A couple of surprises: Both the identity of the Mandarin and an action sequence near the end involving Pepper Potts (By the way: Gwyneth Paltrow … damn. A fine actress. And whoo, also a serious hottie.) come as surprises, but they work. The way the story unfolds, you sort of suspect the possibility of Pepper’s action scene late in the movie, but the moment it happens still comes as a nice surprise.

Ben Kingsley was PERFECT as the Mandarin, both as his sinister in-character self and as his “other” self. The scenes with the “other” are … well, delightful. You’ll have to see it.

Jon Favreau as Happy Hogan is a nice addition, a little too-eager comedic, a little heroic, as in the previous movies. I can’t help but recall that Hogan in the Marvel universe has been both a wearer of Iron Man armor and an accidental super-powered villain. But this slimmed-down movie role works.

Side Notes

Look for the Stan Lee cameo at the big party (the flashback) early in the movie.

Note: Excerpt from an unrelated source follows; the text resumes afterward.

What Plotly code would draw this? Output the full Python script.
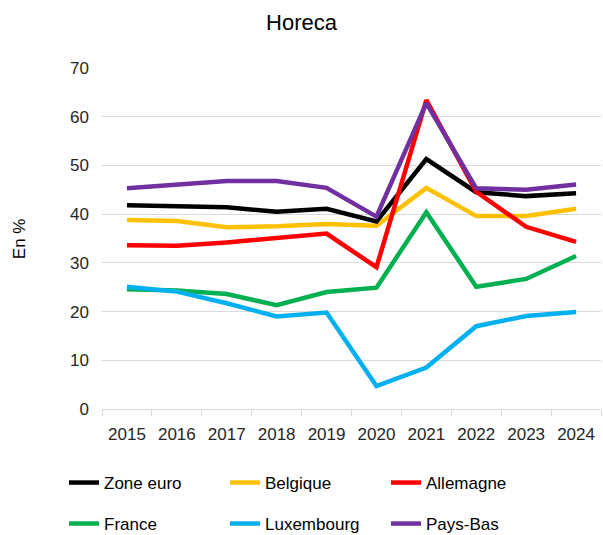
import plotly.graph_objects as go

years = ["2015", "2016", "2017", "2018", "2019", "2020", "2021", "2022", "2023", "2024"]
zone_euro = [41.8, 41.7, 41.4, 40.5, 41.1, 38.5, 51.3, 44.5, 43.7, 44.3]
belgique = [38.8, 38.6, 37.3, 37.5, 38.0, 37.6, 45.4, 39.6, 39.6, 41.1]
allemagne = [33.6, 33.5, 34.2, 35.0, 36.0, 29.1, 63.4, 44.6, 37.4, 34.3]
france = [24.6, 24.3, 23.6, 21.3, 24.0, 24.9, 40.4, 25.1, 26.7, 31.4]
luxembourg = [25.1, 24.1, 21.7, 19.0, 19.8, 4.7, 8.5, 17.0, 19.1, 19.9]
pays_bas = [45.3, 46.1, 46.8, 46.8, 45.4, 39.5, 62.8, 45.3, 45.0, 46.1]

names = ["Zone euro", "Belgique", "Allemagne", "France", "Luxembourg", "Pays-Bas"]
values = [zone_euro, belgique, allemagne, france, luxembourg, pays_bas]
colors = ["#000000", "#FFC000", "#FF0000", "#00B050", "#00B0F0", "#7030A0"]

W, H = 603, 535
FONT = "Liberation Sans"
# legend text anchor positions (pixels) for each entry
leg_text_x = [104, 265, 426, 104, 265, 426]
leg_y = [483, 483, 483, 524, 524, 524]

fig = go.Figure()
order = [1, 3, 4, 0, 2, 5]
legend_layout = {}
for i in order:
    key = "legend" if i == 0 else f"legend{i + 1}"
    fig.add_trace(go.Scatter(x=years, y=values[i], name=names[i], mode="lines",
                             line=dict(color=colors[i], width=4.5), legend=key,
                             showlegend=True))
for i in range(6):
    key = "legend" if i == 0 else f"legend{i + 1}"
    legend_layout[key] = dict(
        xref="container", yref="container",
        x=(leg_text_x[i] - 40) / W, xanchor="left",
        y=1 - leg_y[i] / H, yanchor="middle",
        font=dict(size=17, color="#000000", family=FONT),
        bgcolor="rgba(0,0,0,0)", borderwidth=0, visible=True,
    )

fig.update_layout(
    width=W, height=H, showlegend=True,
    margin=dict(l=102, r=2, t=68, b=126, autoexpand=False),
    paper_bgcolor="white", plot_bgcolor="white",
    font=dict(family=FONT, size=17, color="#262626"),
    title=dict(text="Horeca", x=0.5, xanchor="center", y=1 - 22 / H, yanchor="middle",
               font=dict(size=22, color="#000000", family=FONT)),
    xaxis=dict(type="category", range=[-0.5, 9.5], tickson="boundaries", ticks="outside",
               ticklen=6, tickcolor="#d9d9d9", showline=True, linecolor="#d9d9d9",
               linewidth=1, showgrid=False, ticklabelstandoff=10,
               tickfont=dict(size=17, color="#262626")),
    yaxis=dict(range=[0, 70], dtick=10, showgrid=True, gridcolor="#d9d9d9", gridwidth=1,
               zeroline=False, showline=False, ticks="", ticklabelstandoff=12,
               tickfont=dict(size=17, color="#262626")),
    annotations=[dict(text="En %", xref="paper", yref="paper", x=-0.165, y=0.5,
                      xanchor="center", yanchor="middle", textangle=-90, showarrow=False,
                      font=dict(size=17, color="#000000", family=FONT))],
    **legend_layout,
)

fig.write_html("out.html", config={"displayModeBar": False},
               post_script="document.body.style.margin='0';")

3D: I don’t dislike 3D, but I don’t actually like it all that much either. About 30 seconds into any 3D movie, I stop noticing it. There is no moment when I go “Wow, that shark CAME RIGHT OFF THE SCREEN!!!” I don’t think 3D adds anything to a movie but the price tag. I always feel vaguely screwed when I pay extra but get no more MOVIE. I recommend you go to the 2D version, and if you’re anything like me, I promise you’ll get just as much out of it.

Interestingly, there are some 3D previews before the movie that appear to use a different type of 3D. I wasn’t aware that there was more than one type, but the 3D glasses handed out at the movie definitely worked for the movie, definitely didn’t work for the previews.

Confession: I’m slightly embarrassed that I actually bought into some of the Mandarin’s rhetoric, and found myself hoping the character of the President (a white guy, by the way; I kept seeing him as George W. Bush, or alternate-universe President Romney) might get a good kick in the head, if not actually riddled with bullets. Sue me.

I had the feeling, as the credits began to roll, that this might be the last Iron Man movie, and I hope that’s not the case. Robert Downey Jr. nails the character, and I’d trade one Iron Man for every single damned one of those stupid Transformers movies.

Yes, stay for the credits and the short scene that follows. It’s a little nothing, but it’s funny, and worth seeing for the bragging rights, if nothing else.